Desde sua consolidação em 1926, a Física Quântica tornou-se uma das bases fundamentais da ciência moderna. Ela descreve o comportamento de átomos, moléculas e suas interações com a radiação, e tem aplicações em diversas áreas da física. No entanto, seu alcance e impacto ultrapassam o laboratório e o meio acadêmico. Três enfoques principais ajudam a entender como essa teoria é percebida e usada: o enfoque científico instrumental, o filosófico e o chamado místico-quântico. Isso é o que discute artigo da nova edição da revista Ciência & Cultura, que tem como tema o Ano Internacional da Ciência e Tecnologias Quânticas.
O primeiro enfoque, científico-instrumental, se refere ao uso prático da teoria por cientistas em experimentos e cálculos. Já o enfoque filosófico questiona os fundamentos e a interpretação da teoria, mesmo quando essas perguntas não são passíveis de teste experimental. O terceiro enfoque, mais controverso, é o místico-quântico, que tenta estabelecer conexões entre a física quântica e a mente ou espiritualidade humana. Essa perspectiva, embora popularizada pela mídia e por produtos culturais, carece de respaldo experimental e é amplamente criticada pela comunidade científica.
O misticismo quântico é visto por muitos cientistas como uma distorção da teoria quântica. Ele utiliza termos e conceitos da física de forma imprecisa, criando uma espécie de “venda espiritual” que, muitas vezes, se apoia em interpretações equivocadas ou não comprovadas. Grupos de cientistas autodenominados “céticos científicos” têm se mobilizado contra esse tipo de abordagem, embora o tom agressivo de algumas críticas possa dificultar o diálogo. A discussão, no entanto, é relevante, pois revela os limites entre ciência, crença e comunicação pública do conhecimento.

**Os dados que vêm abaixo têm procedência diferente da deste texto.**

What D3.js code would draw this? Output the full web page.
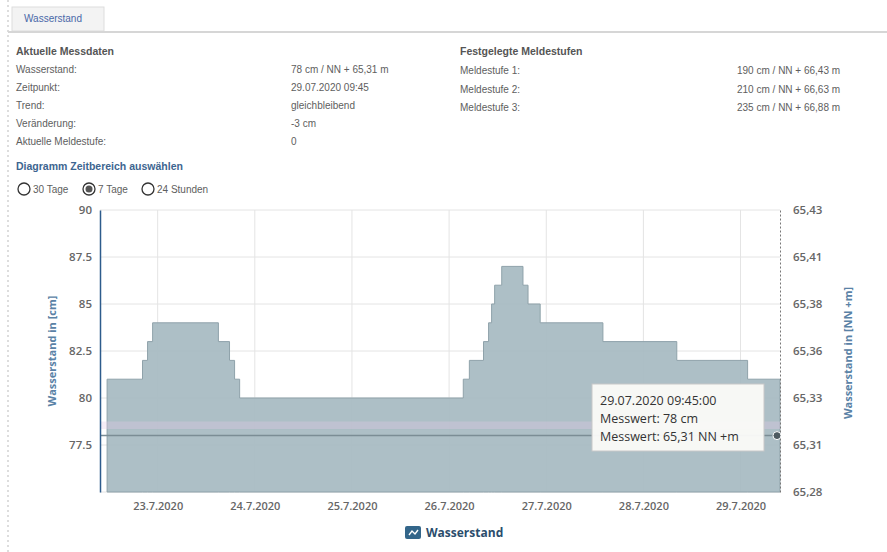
<!DOCTYPE html>
<html>
<head>
<meta charset="utf-8">
<script src="https://cdn.jsdelivr.net/npm/d3@7"></script>
<style>
  body { margin: 0; background: #fff; }
  svg { display: block; }
</style>
</head>
<body>
<div id="main"></div>
<script>
// water level steps: time where a new level starts, level in cm
const stepTimes = [
  '2020-07-22T11:30', '2020-07-22T20:15', '2020-07-22T21:30', '2020-07-22T22:45',
  '2020-07-23T15:00', '2020-07-23T17:45', '2020-07-23T19:00', '2020-07-23T20:15',
  '2020-07-26T03:30', '2020-07-26T05:00', '2020-07-26T08:30', '2020-07-26T09:45',
  '2020-07-26T10:30', '2020-07-26T11:15', '2020-07-26T13:00', '2020-07-26T18:15',
  '2020-07-26T19:30', '2020-07-26T22:30', '2020-07-27T14:00', '2020-07-28T08:15',
  '2020-07-29T01:45', '2020-07-29T09:30', '2020-07-29T09:45'
];
const stepValues = [
  81, 82, 83, 84,
  83, 82, 81, 80,
  81, 82, 83, 84,
  85, 86, 87, 86,
  85, 84, 83, 82,
  81, 81, 78
];
const dayTicks = ['2020-07-23', '2020-07-24', '2020-07-25', '2020-07-26', '2020-07-27', '2020-07-28', '2020-07-29'];
const dayLabels = ['23.7.2020', '24.7.2020', '25.7.2020', '26.7.2020', '27.7.2020', '28.7.2020', '29.7.2020'];
const cmTicks = [75, 77.5, 80, 82.5, 85, 87.5, 90];
const cmLabels = ['', '77.5', '80', '82.5', '85', '87.5', '90'];
const nnLabels = ['65,28', '65,31', '65,33', '65,36', '65,38', '65,41', '65,43'];

const infoLabels = ['Wasserstand:', 'Zeitpunkt:', 'Trend:', 'Veränderung:', 'Aktuelle Meldestufe:'];
const infoValues = ['78 cm / NN + 65,31 m', '29.07.2020 09:45', 'gleichbleibend', '-3 cm', '0'];
const levelLabels = ['Meldestufe 1:', 'Meldestufe 2:', 'Meldestufe 3:'];
const levelValues = ['190 cm / NN + 66,43 m', '210 cm / NN + 66,63 m', '235 cm / NN + 66,88 m'];
const rangeOptions = ['30 Tage', '7 Tage', '24 Stunden'];
const tooltipLines = ['29.07.2020 09:45:00', 'Messwert: 78 cm', 'Messwert: 65,31 NN +m'];

const width = 887;
const height = 552;
const plot = { left: 100, right: 780, top: 210, bottom: 492 };
const textGray = '#5e5e5e';

const parse = d3.timeParse('%Y-%m-%dT%H:%M');
const parseDay = d3.timeParse('%Y-%m-%d');
const data = stepTimes.map((t, i) => ({ t: parse(t), v: stepValues[i] }));

const svg = d3.select('#main')
  .append('svg')
  .attr('width', width)
  .attr('height', height)
  .style('font-family', '"Liberation Sans", Arial, sans-serif');

// page frame: dashed left border, tab and rule
svg.append('line')
  .attr('x1', 8).attr('x2', 8).attr('y1', 0).attr('y2', height)
  .attr('stroke', '#bbb').attr('stroke-dasharray', '2,3');
svg.append('rect')
  .attr('x', 12).attr('y', 7).attr('width', 92).attr('height', 24)
  .attr('fill', '#f3f3f3').attr('stroke', '#ddd');
svg.append('text')
  .attr('x', 24).attr('y', 22)
  .attr('font-size', 10).attr('fill', '#4a68a8')
  .text('Wasserstand');
svg.append('line')
  .attr('x1', 8).attr('x2', width).attr('y1', 32).attr('y2', 32)
  .attr('stroke', '#d6d6d6').attr('stroke-width', 2);

// info block left
svg.append('text')
  .attr('x', 16).attr('y', 55)
  .attr('font-size', 10.5).attr('font-weight', 'bold').attr('fill', '#555')
  .text('Aktuelle Messdaten');
const infoRows = svg.append('g').selectAll('g')
  .data(infoLabels)
  .enter()
  .append('g')
  .attr('transform', (d, i) => `translate(0, ${73 + i * 18})`)
  .attr('font-size', 10).attr('fill', textGray);
infoRows.append('text').attr('x', 16).text(d => d);
infoRows.append('text').attr('x', 291).text((d, i) => infoValues[i]);

// info block right
svg.append('text')
  .attr('x', 460).attr('y', 55)
  .attr('font-size', 10.5).attr('font-weight', 'bold').attr('fill', '#555')
  .text('Festgelegte Meldestufen');
const levelRows = svg.append('g').selectAll('g')
  .data(levelLabels)
  .enter()
  .append('g')
  .attr('transform', (d, i) => `translate(0, ${74 + i * 18.5})`)
  .attr('font-size', 10).attr('fill', textGray);
levelRows.append('text').attr('x', 460).text(d => d);
levelRows.append('text').attr('x', 737).text((d, i) => levelValues[i]);

// time range selector
svg.append('text')
  .attr('x', 16).attr('y', 170)
  .attr('font-size', 10.5).attr('font-weight', 'bold').attr('fill', '#3d6590')
  .text('Diagramm Zeitbereich auswählen');
const radioX = [24, 89, 148];
const radios = svg.append('g').selectAll('g')
  .data(rangeOptions)
  .enter()
  .append('g')
  .attr('transform', (d, i) => `translate(${radioX[i]}, 189)`);
radios.append('circle')
  .attr('r', 6).attr('fill', '#fff').attr('stroke', '#333').attr('stroke-width', 1.3);
radios.filter((d, i) => i === 1).append('circle')
  .attr('r', 3.5).attr('fill', '#555');
radios.append('text')
  .attr('x', 9).attr('y', 3.5)
  .attr('font-size', 10).attr('fill', textGray)
  .text(d => d);

// scales
const x = d3.scaleTime()
  .domain([parse('2020-07-22T09:45'), parse('2020-07-29T09:45')])
  .range([plot.left, plot.right]);
const y = d3.scaleLinear()
  .domain([75, 90])
  .range([plot.bottom, plot.top]);

// grid lines
const grid = svg.append('g').attr('stroke', '#e4e4e4').attr('stroke-width', 1);
grid.selectAll('.hgrid')
  .data(cmTicks)
  .enter()
  .append('line')
  .attr('x1', plot.left).attr('x2', plot.right)
  .attr('y1', d => y(d)).attr('y2', d => y(d));
grid.selectAll('.vgrid')
  .data(dayTicks)
  .enter()
  .append('line')
  .attr('x1', d => x(parseDay(d))).attr('x2', d => x(parseDay(d)))
  .attr('y1', plot.top).attr('y2', plot.bottom);

// step area
const area = d3.area()
  .curve(d3.curveStepAfter)
  .x(d => x(d.t))
  .y0(plot.bottom)
  .y1(d => y(d.v));
svg.append('path')
  .datum(data)
  .attr('d', area)
  .attr('fill', '#a7bac2')
  .attr('fill-opacity', 0.93)
  .attr('stroke', '#8fa2aa')
  .attr('stroke-width', 1);

// faint band and crosshair at current level
svg.append('rect')
  .attr('x', plot.left).attr('width', plot.right - plot.left)
  .attr('y', y(78.75)).attr('height', y(78.35) - y(78.75))
  .attr('fill', '#e3c9e6').attr('fill-opacity', 0.35);
const last = data[data.length - 1];
svg.append('line')
  .attr('x1', plot.left).attr('x2', plot.right)
  .attr('y1', y(last.v)).attr('y2', y(last.v))
  .attr('stroke', '#7b8d95').attr('stroke-width', 1.5);

// left axis
const yAxisLeft = d3.axisLeft(y)
  .tickValues(cmTicks)
  .tickSize(0)
  .tickPadding(8)
  .tickFormat((d, i) => cmLabels[i]);
const gLeft = svg.append('g')
  .attr('transform', `translate(${plot.left},0)`)
  .call(yAxisLeft);
gLeft.select('.domain').attr('stroke', '#2d5b8c').attr('stroke-width', 1.5);
gLeft.selectAll('text')
  .attr('font-family', '"Open Sans", sans-serif')
  .attr('font-size', 11.5).attr('font-weight', 600).attr('fill', '#666');

// right axis
const yAxisRight = d3.axisRight(y)
  .tickValues(cmTicks)
  .tickSize(0)
  .tickPadding(13)
  .tickFormat((d, i) => nnLabels[i]);
const gRight = svg.append('g')
  .attr('transform', `translate(${plot.right},0)`)
  .call(yAxisRight);
gRight.select('.domain').attr('stroke', '#777').attr('stroke-dasharray', '2,2');
gRight.selectAll('text')
  .attr('font-family', '"Open Sans", sans-serif')
  .attr('font-size', 11.5).attr('font-weight', 600).attr('fill', '#666');

// x axis
const xAxis = d3.axisBottom(x)
  .tickValues(dayTicks.map(parseDay))
  .tickSize(0)
  .tickPadding(10)
  .tickFormat((d, i) => dayLabels[i]);
const gX = svg.append('g')
  .attr('transform', `translate(0,${plot.bottom})`)
  .call(xAxis);
gX.select('.domain').remove();
gX.selectAll('text')
  .attr('font-family', '"Open Sans", sans-serif')
  .attr('font-size', 11).attr('font-weight', 600).attr('fill', '#666');

// axis titles
svg.append('text')
  .attr('transform', 'translate(56,351) rotate(-90)')
  .attr('text-anchor', 'middle')
  .attr('font-family', '"Open Sans", sans-serif')
  .attr('font-size', 11).attr('font-weight', 'bold').attr('fill', '#5a82a6')
  .text('Wasserstand in [cm]');
svg.append('text')
  .attr('transform', 'translate(852,353) rotate(-90)')
  .attr('text-anchor', 'middle')
  .attr('font-family', '"Open Sans", sans-serif')
  .attr('font-size', 11).attr('font-weight', 'bold').attr('fill', '#5a82a6')
  .text('Wasserstand in [NN +m]');

// tooltip
const tip = svg.append('g').attr('transform', 'translate(592,384)');
tip.append('rect')
  .attr('width', 172).attr('height', 67)
  .attr('fill', '#fbfbf8').attr('fill-opacity', 0.95)
  .attr('stroke', '#c8c8c8');
tip.selectAll('text')
  .data(tooltipLines)
  .enter()
  .append('text')
  .attr('x', 8)
  .attr('y', (d, i) => 21 + i * 18)
  .attr('font-family', '"Open Sans", sans-serif')
  .attr('font-size', 12.5).attr('fill', '#333')
  .text(d => d);

// hovered point marker
svg.append('circle')
  .attr('cx', x(last.t) - 3).attr('cy', y(last.v))
  .attr('r', 4)
  .attr('fill', '#4e5a60').attr('stroke', '#fff').attr('stroke-width', 1);

// legend
const legend = svg.append('g').attr('transform', 'translate(405,526)');
legend.append('rect')
  .attr('width', 16).attr('height', 13).attr('rx', 2)
  .attr('fill', '#33668a');
legend.append('path')
  .attr('d', 'M4,9 L7,5 L10,8 L13,4')
  .attr('fill', 'none').attr('stroke', '#fff').attr('stroke-width', 1.4);
legend.append('text')
  .attr('x', 21).attr('y', 11)
  .attr('font-family', '"Open Sans", sans-serif')
  .attr('font-size', 12).attr('font-weight', 'bold').attr('fill', '#2b4d6c')
  .text('Wasserstand');
</script>
</body>
</html>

Para tentar qualificar melhor essas abordagens, alguns autores propõem subdivisões dentro do que se convencionou chamar de “misticismo quântico”. Uma delas é a “espiritualidade quântica” ou “espiritualismo quântico”, que busca uma conexão entre física e espiritualidade sem necessariamente romper com a racionalidade científica. Outra é a “neuroquantologia materialista”, que rejeita explicações místicas, mas considera que a física quântica pode ajudar a compreender a consciência. Há ainda referências ao “naturalismo animista”, tradição antiga que vê alma em todas as coisas naturais, aproximando-se da visão espiritualista de mundo. “O misticismo quântico é um tema polêmico entre cientistas porque suas afirmações não têm fundamento experimental reconhecido pela comunidade científica”, pontua Osvaldo Pessoa Jr., professor do Departamento de Filosofia (FFLCH) da Universidade de São Paulo (USP).
No debate contemporâneo, surgem também termos como “ocultismo”, utilizado para se referir a crenças em fenômenos não explicados pela ciência tradicional, como astrologia ou parapsicologia. Alguns filósofos da ciência preferem esse termo por considerá-lo menos pejorativo do que “pseudociência”. A discussão sobre o uso de conceitos quânticos fora da ciência toca, portanto, em temas profundos sobre os limites entre conhecimento científico, crenças culturais e espiritualidade. Entender essas diferentes formas de apropriação da física quântica é fundamental para promover uma divulgação científica crítica e acessível. “Quando o termo ‘quântico’ é invocado em diferentes contextos culturais, busca-se fundamentar uma prática cultural sugerindo que ela se baseia em uma ciência bem estabelecida”, diz Osvaldo Pessoa Jr.